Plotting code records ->
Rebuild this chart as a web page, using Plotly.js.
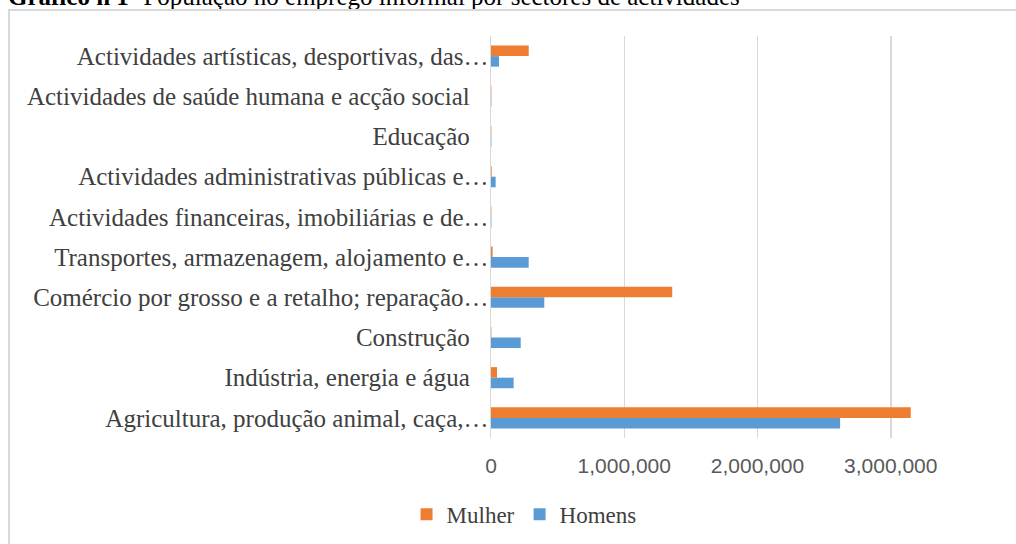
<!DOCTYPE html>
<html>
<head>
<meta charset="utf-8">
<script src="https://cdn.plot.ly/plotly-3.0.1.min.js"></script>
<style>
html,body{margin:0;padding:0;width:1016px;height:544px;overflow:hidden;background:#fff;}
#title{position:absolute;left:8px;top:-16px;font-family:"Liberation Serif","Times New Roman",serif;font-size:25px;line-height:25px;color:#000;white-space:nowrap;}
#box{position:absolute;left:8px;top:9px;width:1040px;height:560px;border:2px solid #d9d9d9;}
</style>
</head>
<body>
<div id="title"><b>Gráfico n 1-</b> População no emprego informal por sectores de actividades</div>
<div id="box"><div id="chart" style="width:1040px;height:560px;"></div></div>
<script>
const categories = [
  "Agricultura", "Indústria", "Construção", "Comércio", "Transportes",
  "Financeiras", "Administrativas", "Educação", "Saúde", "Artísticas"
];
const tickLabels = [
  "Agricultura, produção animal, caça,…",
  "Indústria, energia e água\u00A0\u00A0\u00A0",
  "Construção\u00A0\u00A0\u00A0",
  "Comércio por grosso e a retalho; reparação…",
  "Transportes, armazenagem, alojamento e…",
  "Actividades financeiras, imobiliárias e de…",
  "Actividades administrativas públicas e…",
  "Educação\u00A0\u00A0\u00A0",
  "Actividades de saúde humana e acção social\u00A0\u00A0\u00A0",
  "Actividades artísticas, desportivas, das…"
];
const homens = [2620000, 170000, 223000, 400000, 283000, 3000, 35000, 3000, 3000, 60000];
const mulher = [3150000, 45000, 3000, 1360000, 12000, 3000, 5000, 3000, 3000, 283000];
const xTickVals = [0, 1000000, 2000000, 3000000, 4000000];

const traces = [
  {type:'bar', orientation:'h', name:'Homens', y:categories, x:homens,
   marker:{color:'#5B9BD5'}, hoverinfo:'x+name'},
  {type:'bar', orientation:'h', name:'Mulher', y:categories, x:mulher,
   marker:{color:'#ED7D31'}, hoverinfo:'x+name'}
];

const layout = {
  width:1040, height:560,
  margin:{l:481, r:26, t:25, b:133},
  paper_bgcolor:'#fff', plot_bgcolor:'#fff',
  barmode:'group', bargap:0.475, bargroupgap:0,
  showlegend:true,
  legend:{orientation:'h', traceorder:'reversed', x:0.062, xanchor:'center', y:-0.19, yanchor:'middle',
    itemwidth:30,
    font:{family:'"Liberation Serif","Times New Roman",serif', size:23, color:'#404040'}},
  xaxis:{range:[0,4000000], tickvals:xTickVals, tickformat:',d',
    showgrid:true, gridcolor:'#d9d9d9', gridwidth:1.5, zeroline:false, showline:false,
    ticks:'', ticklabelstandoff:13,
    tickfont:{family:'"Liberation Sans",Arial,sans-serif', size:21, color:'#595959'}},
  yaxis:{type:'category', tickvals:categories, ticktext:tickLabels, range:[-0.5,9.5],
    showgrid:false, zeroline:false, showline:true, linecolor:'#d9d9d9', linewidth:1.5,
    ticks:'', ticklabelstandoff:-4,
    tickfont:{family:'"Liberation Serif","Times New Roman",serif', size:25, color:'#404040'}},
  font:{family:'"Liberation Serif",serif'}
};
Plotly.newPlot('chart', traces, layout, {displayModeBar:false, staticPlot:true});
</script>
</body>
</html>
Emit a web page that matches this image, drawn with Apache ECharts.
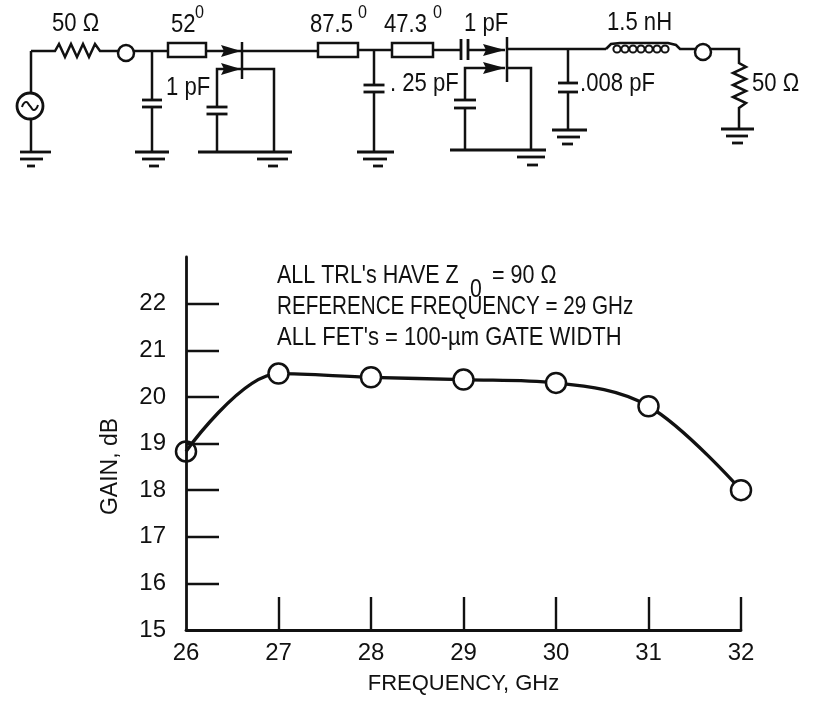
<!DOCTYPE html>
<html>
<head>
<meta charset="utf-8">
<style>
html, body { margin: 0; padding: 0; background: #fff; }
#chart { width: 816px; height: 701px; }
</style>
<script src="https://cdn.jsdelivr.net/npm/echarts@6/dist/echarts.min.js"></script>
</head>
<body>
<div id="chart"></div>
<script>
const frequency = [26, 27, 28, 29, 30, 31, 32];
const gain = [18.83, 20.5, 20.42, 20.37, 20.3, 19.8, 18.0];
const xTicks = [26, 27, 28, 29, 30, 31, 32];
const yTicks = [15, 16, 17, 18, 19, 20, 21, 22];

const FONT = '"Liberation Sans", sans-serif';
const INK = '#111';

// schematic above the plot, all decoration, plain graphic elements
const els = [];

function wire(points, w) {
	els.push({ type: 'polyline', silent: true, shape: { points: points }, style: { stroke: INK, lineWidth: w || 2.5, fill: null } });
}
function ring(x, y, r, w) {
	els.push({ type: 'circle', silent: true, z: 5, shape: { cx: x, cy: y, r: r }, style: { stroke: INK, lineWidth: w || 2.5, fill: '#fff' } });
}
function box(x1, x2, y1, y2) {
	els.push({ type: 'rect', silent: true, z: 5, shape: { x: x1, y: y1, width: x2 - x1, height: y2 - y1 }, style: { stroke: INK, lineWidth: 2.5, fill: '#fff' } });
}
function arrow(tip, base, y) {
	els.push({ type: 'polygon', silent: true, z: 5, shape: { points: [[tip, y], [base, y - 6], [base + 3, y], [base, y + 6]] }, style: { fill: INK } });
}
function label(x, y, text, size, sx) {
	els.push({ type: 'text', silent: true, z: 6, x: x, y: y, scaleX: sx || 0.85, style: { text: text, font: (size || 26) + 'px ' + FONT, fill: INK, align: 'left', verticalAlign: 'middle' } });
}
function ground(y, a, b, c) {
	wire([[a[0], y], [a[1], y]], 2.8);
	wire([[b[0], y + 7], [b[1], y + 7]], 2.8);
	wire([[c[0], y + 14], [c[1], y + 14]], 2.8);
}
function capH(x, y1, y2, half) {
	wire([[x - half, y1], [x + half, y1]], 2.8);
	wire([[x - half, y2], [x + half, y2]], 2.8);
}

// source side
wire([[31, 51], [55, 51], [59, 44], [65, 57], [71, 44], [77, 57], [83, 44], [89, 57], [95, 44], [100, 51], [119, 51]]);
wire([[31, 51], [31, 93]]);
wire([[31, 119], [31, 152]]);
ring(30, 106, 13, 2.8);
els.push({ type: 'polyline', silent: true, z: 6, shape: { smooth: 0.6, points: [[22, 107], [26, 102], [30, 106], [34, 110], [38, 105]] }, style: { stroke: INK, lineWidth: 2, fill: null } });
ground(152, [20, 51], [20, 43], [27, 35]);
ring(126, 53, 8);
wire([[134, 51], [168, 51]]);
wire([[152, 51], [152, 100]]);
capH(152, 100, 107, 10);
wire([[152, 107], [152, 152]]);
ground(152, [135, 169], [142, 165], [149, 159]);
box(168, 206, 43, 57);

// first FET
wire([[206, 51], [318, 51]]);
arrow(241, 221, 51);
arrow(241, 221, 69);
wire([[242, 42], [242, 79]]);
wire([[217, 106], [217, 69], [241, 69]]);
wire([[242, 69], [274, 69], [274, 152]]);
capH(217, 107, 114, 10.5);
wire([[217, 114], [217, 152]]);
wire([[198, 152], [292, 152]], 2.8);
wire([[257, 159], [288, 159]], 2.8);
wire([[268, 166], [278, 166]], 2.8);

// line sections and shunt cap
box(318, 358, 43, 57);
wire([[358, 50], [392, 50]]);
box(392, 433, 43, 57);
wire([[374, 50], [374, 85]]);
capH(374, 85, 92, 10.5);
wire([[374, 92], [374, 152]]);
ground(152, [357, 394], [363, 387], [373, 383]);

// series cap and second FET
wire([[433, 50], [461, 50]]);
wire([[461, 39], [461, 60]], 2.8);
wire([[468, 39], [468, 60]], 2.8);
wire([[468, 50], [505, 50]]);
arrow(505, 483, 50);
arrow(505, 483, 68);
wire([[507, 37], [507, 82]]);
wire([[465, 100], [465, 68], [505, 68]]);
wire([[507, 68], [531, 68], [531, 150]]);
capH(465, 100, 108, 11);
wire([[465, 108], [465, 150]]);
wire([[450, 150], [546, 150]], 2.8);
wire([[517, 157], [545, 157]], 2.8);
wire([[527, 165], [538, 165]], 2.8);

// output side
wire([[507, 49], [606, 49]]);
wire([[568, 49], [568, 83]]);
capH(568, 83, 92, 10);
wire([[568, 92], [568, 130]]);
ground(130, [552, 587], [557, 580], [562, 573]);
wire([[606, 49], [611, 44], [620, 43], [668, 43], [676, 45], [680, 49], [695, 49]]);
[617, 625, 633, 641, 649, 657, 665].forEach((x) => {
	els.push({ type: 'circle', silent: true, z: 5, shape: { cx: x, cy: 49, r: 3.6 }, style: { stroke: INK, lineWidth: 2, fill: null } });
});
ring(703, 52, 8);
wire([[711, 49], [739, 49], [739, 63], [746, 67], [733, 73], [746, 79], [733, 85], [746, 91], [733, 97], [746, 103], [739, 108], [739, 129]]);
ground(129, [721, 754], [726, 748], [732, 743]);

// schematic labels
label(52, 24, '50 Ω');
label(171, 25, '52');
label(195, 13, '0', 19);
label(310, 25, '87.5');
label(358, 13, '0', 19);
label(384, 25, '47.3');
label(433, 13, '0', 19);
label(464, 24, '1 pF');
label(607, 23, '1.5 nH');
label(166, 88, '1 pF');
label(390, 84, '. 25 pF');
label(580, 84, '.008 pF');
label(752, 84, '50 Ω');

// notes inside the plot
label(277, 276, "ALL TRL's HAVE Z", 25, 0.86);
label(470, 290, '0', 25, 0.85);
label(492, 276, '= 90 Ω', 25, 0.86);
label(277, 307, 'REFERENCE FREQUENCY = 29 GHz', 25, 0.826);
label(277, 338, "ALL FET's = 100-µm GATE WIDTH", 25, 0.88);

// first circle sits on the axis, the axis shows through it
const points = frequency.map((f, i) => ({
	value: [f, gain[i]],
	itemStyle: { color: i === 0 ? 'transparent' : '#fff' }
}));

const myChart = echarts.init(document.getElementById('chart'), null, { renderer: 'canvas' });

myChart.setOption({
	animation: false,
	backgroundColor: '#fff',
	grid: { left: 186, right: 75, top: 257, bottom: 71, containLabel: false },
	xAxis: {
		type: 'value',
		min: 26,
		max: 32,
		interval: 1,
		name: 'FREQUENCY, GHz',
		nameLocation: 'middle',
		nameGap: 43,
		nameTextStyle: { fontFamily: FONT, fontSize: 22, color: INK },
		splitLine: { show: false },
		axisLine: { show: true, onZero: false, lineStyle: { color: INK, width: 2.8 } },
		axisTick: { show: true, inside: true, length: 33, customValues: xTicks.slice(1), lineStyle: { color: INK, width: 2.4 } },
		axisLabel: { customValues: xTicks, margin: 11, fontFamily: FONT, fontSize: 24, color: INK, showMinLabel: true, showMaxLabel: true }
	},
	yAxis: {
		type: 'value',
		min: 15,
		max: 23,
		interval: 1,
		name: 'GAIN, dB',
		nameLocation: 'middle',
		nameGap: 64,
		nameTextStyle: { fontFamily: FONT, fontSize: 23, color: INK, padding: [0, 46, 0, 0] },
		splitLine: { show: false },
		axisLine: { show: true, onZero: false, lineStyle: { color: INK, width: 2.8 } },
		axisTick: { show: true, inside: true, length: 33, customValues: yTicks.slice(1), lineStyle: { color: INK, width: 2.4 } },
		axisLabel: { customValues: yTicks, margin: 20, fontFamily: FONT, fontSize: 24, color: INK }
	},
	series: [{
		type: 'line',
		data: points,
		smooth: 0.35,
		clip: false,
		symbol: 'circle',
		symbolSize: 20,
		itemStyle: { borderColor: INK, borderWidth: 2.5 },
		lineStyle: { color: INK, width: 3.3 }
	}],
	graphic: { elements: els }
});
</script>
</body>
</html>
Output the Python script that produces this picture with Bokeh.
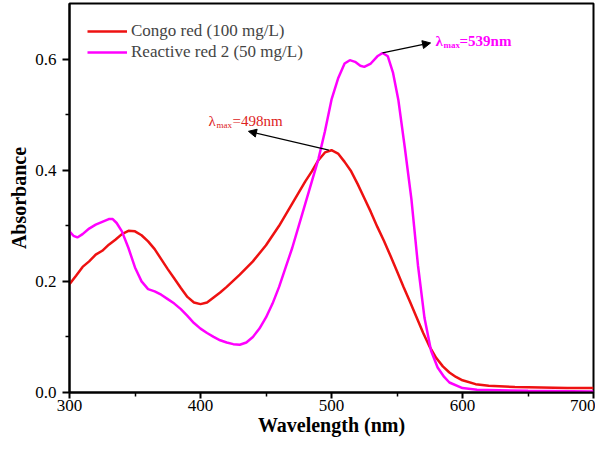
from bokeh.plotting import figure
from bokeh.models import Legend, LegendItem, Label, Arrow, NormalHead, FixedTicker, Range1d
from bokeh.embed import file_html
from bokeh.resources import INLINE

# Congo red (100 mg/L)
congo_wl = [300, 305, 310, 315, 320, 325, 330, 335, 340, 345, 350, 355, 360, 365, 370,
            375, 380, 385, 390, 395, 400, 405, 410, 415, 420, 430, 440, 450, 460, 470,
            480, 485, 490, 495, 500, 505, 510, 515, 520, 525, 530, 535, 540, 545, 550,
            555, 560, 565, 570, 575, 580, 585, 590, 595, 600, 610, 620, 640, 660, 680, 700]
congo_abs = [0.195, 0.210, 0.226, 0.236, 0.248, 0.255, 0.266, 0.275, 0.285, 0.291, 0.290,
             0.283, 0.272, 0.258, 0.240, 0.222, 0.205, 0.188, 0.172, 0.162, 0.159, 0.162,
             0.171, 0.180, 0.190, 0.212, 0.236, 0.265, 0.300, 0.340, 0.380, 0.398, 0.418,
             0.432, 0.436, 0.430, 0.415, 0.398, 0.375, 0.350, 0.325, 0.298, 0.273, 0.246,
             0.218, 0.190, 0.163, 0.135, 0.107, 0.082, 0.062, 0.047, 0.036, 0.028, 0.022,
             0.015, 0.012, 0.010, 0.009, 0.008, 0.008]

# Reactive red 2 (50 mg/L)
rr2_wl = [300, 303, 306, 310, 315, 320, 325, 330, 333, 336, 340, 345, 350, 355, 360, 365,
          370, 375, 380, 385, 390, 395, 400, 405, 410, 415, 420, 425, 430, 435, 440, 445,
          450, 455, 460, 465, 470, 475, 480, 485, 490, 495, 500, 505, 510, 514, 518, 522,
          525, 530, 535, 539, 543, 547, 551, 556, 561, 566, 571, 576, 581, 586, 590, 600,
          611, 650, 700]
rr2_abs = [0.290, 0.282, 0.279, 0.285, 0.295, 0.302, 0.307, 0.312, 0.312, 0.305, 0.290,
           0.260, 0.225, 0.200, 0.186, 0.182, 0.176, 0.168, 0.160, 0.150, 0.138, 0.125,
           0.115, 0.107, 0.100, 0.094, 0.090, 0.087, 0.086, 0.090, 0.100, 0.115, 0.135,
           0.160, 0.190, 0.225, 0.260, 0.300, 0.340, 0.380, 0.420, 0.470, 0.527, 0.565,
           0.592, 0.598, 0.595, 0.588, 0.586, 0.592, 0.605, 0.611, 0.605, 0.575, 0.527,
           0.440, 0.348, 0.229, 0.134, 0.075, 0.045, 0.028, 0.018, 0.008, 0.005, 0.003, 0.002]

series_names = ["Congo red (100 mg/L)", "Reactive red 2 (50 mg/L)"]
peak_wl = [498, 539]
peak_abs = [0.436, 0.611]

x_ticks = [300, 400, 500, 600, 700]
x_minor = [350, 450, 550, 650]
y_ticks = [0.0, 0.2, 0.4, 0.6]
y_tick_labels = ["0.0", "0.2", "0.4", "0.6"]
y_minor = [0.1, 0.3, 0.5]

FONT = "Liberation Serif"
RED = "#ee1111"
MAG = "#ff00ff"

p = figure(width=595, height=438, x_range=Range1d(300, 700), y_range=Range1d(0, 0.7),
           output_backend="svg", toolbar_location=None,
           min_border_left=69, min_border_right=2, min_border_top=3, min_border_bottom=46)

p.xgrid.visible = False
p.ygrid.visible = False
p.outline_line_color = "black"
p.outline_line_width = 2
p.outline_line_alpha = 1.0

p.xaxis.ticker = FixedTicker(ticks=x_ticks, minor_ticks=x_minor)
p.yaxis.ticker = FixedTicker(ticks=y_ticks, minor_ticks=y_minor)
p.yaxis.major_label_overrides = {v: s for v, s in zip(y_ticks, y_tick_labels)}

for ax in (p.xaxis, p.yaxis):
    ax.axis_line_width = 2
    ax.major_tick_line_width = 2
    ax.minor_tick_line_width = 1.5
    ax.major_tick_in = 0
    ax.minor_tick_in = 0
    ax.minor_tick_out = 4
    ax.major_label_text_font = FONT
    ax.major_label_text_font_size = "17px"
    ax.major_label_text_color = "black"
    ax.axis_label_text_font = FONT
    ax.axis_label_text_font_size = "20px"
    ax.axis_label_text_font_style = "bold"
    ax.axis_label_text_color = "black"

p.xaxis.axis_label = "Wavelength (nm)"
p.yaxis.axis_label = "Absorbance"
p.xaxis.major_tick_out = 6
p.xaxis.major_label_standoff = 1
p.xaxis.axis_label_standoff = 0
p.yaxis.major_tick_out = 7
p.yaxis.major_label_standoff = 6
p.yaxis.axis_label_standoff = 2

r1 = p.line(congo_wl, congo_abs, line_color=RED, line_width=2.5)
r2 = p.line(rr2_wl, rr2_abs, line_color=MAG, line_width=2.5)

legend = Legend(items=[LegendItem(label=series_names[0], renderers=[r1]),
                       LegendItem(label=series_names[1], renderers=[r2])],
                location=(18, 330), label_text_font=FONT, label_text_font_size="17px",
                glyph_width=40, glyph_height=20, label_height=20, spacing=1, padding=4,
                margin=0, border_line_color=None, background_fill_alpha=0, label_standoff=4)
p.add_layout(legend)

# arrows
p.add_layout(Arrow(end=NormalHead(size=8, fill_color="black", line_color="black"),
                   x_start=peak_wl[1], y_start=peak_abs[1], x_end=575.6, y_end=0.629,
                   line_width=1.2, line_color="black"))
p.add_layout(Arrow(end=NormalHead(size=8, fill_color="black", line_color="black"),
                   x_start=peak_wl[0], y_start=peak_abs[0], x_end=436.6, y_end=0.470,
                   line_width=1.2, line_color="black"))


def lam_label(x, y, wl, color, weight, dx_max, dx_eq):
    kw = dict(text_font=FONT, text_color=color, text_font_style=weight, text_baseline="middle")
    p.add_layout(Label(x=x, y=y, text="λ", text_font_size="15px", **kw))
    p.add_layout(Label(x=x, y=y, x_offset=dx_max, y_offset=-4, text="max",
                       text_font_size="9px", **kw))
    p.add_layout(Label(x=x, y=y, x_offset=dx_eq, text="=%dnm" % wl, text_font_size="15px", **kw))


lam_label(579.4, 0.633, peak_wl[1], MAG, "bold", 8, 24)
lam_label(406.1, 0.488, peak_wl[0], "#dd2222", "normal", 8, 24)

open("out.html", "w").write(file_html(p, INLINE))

PROBLEM REQUIREMENTS ->
Above are some records. Output exactly the lines from the one that contains "Emit a web page" to the one that contains "const els = [];", keeping both, and omit the pictures.

RESPONSE TO THIS TASK ->
Emit a web page that matches this image, drawn with Apache ECharts.
<!DOCTYPE html>
<html>
<head>
<meta charset="utf-8">
<style>
html, body { margin: 0; padding: 0; background: #fff; }
#chart { width: 816px; height: 701px; }
</style>
<script src="https://cdn.jsdelivr.net/npm/echarts@6/dist/echarts.min.js"></script>
</head>
<body>
<div id="chart"></div>
<script>
const frequency = [26, 27, 28, 29, 30, 31, 32];
const gain = [18.83, 20.5, 20.42, 20.37, 20.3, 19.8, 18.0];
const xTicks = [26, 27, 28, 29, 30, 31, 32];
const yTicks = [15, 16, 17, 18, 19, 20, 21, 22];

const FONT = '"Liberation Sans", sans-serif';
const INK = '#111';

// schematic above the plot, all decoration, plain graphic elements
const els = [];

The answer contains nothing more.